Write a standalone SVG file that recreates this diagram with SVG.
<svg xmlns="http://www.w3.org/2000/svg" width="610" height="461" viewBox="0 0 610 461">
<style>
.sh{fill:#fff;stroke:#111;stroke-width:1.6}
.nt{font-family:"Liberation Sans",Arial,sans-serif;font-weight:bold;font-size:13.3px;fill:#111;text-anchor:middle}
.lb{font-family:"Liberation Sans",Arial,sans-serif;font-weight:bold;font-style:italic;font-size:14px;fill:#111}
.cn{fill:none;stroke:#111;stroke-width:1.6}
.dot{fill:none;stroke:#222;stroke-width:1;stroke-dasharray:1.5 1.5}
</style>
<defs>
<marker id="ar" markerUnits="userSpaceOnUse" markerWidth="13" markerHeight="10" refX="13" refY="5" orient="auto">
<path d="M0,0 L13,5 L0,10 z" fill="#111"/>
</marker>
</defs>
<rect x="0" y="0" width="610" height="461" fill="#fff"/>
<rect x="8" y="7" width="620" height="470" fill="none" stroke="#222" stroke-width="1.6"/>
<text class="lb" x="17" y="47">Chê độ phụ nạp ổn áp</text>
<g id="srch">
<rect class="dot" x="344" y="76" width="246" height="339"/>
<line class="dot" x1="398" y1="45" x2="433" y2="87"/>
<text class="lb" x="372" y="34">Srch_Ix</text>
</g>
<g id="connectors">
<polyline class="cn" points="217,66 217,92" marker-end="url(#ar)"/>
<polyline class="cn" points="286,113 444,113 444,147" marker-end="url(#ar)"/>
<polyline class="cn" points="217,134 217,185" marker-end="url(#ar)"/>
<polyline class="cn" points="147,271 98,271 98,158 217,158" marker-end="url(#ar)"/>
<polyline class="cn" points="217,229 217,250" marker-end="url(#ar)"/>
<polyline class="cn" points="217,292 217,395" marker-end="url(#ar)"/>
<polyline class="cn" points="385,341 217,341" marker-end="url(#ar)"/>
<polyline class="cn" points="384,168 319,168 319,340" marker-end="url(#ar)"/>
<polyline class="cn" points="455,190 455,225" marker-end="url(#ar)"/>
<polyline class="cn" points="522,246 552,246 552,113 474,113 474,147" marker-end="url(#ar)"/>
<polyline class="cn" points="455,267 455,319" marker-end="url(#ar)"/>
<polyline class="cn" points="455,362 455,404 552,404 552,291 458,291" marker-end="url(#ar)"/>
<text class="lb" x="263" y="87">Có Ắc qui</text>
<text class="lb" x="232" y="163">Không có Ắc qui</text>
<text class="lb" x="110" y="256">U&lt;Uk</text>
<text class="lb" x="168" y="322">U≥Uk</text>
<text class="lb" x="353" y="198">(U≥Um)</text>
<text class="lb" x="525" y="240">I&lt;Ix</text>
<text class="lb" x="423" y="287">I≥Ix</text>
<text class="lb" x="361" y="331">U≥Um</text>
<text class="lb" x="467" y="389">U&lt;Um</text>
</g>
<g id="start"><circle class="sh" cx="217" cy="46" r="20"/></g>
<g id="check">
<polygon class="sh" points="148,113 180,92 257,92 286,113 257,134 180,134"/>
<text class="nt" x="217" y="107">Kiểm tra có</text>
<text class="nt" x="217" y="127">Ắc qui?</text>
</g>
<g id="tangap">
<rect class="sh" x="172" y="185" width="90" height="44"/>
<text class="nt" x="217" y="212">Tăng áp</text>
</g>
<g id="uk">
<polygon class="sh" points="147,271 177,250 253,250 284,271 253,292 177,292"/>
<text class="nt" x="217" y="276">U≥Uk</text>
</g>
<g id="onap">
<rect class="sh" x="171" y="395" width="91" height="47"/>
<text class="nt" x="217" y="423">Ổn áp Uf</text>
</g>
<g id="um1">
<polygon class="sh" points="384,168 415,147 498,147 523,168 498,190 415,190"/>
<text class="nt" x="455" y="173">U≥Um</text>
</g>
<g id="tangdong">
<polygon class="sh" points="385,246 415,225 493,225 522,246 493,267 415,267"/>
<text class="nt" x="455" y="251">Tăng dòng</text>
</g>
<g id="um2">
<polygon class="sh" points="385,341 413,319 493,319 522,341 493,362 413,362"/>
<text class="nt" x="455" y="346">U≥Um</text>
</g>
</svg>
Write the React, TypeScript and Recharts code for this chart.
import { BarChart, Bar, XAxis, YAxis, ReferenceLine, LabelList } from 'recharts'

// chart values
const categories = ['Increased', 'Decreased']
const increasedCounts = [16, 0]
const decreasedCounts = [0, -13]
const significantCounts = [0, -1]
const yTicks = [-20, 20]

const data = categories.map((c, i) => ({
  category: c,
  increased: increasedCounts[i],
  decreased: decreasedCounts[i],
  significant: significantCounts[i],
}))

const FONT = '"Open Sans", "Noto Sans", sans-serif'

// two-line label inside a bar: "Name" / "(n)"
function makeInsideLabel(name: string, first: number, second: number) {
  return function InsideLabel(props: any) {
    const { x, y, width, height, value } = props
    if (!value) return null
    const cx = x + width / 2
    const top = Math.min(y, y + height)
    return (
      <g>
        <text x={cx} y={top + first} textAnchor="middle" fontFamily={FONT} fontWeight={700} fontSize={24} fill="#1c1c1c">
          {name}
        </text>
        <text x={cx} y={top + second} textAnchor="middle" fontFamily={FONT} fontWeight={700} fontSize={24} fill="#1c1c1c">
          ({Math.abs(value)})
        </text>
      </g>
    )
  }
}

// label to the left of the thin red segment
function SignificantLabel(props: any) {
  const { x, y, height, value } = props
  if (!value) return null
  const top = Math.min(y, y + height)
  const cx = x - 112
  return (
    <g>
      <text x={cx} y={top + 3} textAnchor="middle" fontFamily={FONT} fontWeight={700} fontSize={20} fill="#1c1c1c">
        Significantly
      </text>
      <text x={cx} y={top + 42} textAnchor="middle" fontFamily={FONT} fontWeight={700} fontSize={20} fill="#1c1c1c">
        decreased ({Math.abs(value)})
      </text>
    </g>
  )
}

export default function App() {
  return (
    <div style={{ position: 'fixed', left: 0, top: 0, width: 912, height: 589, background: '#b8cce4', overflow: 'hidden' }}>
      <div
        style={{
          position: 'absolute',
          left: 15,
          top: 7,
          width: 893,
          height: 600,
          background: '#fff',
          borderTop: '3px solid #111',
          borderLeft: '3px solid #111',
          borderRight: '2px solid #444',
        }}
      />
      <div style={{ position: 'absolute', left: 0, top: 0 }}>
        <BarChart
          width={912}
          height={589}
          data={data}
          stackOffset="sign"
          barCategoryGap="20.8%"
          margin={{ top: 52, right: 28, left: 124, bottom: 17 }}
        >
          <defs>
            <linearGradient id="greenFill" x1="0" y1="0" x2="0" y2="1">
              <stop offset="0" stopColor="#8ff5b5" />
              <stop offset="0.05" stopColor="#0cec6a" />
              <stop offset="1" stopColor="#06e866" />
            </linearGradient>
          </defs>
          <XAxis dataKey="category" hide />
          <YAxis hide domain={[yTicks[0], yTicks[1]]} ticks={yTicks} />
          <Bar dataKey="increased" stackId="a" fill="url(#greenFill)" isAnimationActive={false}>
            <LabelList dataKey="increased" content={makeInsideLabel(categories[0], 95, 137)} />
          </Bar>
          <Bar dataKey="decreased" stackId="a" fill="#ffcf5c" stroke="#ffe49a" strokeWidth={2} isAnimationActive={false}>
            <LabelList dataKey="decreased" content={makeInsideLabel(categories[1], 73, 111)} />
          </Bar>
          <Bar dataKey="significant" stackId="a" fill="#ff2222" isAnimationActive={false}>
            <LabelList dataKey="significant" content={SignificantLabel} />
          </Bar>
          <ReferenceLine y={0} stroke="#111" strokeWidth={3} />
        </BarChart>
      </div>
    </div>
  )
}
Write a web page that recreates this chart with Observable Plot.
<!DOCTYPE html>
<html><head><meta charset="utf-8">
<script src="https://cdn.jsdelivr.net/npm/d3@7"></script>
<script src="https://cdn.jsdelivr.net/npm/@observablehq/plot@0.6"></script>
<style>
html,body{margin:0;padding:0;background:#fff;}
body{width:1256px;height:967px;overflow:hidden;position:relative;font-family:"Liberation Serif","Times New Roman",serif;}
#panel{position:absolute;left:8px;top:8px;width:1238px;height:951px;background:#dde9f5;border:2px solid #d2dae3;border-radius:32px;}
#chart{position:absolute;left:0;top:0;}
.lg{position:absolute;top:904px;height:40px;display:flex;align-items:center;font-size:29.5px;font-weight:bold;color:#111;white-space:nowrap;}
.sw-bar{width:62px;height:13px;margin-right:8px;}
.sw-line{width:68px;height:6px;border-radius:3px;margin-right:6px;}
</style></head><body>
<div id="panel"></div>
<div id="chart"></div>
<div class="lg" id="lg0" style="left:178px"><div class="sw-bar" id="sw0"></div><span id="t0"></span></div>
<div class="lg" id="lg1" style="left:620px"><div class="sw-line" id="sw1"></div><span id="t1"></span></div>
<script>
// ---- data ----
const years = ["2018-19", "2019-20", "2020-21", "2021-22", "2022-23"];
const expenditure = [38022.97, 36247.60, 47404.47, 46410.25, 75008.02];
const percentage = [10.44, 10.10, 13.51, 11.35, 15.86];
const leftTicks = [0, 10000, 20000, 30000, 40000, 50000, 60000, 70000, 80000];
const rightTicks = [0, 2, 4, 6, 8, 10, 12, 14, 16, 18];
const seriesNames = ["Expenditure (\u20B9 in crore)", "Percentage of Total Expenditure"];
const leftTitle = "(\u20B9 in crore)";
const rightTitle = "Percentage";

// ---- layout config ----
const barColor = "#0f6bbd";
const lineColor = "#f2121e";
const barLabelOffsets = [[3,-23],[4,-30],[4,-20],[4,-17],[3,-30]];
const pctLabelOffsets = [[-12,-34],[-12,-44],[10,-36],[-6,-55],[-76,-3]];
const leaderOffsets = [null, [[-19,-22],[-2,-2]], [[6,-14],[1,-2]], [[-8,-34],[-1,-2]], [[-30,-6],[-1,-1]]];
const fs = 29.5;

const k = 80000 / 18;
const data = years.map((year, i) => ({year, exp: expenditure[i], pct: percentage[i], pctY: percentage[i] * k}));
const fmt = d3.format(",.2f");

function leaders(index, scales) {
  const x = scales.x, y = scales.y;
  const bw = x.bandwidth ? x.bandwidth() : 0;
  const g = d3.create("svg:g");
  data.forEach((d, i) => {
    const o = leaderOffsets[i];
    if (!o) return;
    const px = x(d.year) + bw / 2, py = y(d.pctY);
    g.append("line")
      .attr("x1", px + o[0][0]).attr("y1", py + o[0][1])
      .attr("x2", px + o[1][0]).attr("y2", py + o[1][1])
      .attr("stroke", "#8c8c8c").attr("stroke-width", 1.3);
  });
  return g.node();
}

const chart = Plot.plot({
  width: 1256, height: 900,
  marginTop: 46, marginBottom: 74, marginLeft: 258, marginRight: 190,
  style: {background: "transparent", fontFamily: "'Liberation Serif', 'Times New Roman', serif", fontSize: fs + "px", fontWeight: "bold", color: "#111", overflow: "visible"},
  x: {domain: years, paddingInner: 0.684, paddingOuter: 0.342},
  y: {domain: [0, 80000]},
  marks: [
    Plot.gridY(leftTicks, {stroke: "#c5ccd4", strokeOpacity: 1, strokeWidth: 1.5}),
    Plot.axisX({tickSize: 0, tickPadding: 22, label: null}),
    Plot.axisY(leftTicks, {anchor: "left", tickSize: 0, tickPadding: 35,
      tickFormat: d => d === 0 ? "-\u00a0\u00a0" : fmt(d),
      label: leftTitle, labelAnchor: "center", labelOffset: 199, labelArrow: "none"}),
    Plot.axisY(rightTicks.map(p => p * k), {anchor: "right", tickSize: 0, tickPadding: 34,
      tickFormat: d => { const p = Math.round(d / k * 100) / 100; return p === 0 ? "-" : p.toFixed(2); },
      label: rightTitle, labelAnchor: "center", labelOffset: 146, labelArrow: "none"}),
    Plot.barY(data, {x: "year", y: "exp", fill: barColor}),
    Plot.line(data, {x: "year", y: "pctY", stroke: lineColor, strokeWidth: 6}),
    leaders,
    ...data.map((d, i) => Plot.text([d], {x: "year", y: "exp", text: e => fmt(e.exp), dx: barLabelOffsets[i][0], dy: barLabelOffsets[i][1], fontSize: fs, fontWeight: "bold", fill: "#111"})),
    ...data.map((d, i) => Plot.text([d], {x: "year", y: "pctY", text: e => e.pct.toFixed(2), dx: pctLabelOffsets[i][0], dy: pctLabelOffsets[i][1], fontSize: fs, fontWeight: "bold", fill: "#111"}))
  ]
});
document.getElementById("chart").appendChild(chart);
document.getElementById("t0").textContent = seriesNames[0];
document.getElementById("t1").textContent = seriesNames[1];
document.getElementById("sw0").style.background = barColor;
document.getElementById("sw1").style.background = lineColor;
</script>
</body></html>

○ ○ ○ ○ ○ ○ ○

*Task objective*
Among the entries above, find the line with "Write the React, TypeScript" and the line with "const yTicks = [-20, 20]"; give again exactly these two lines and all lines between them.

*The reply*
Write the React, TypeScript and Recharts code for this chart.
import { BarChart, Bar, XAxis, YAxis, ReferenceLine, LabelList } from 'recharts'

// chart values
const categories = ['Increased', 'Decreased']
const increasedCounts = [16, 0]
const decreasedCounts = [0, -13]
const significantCounts = [0, -1]
const yTicks = [-20, 20]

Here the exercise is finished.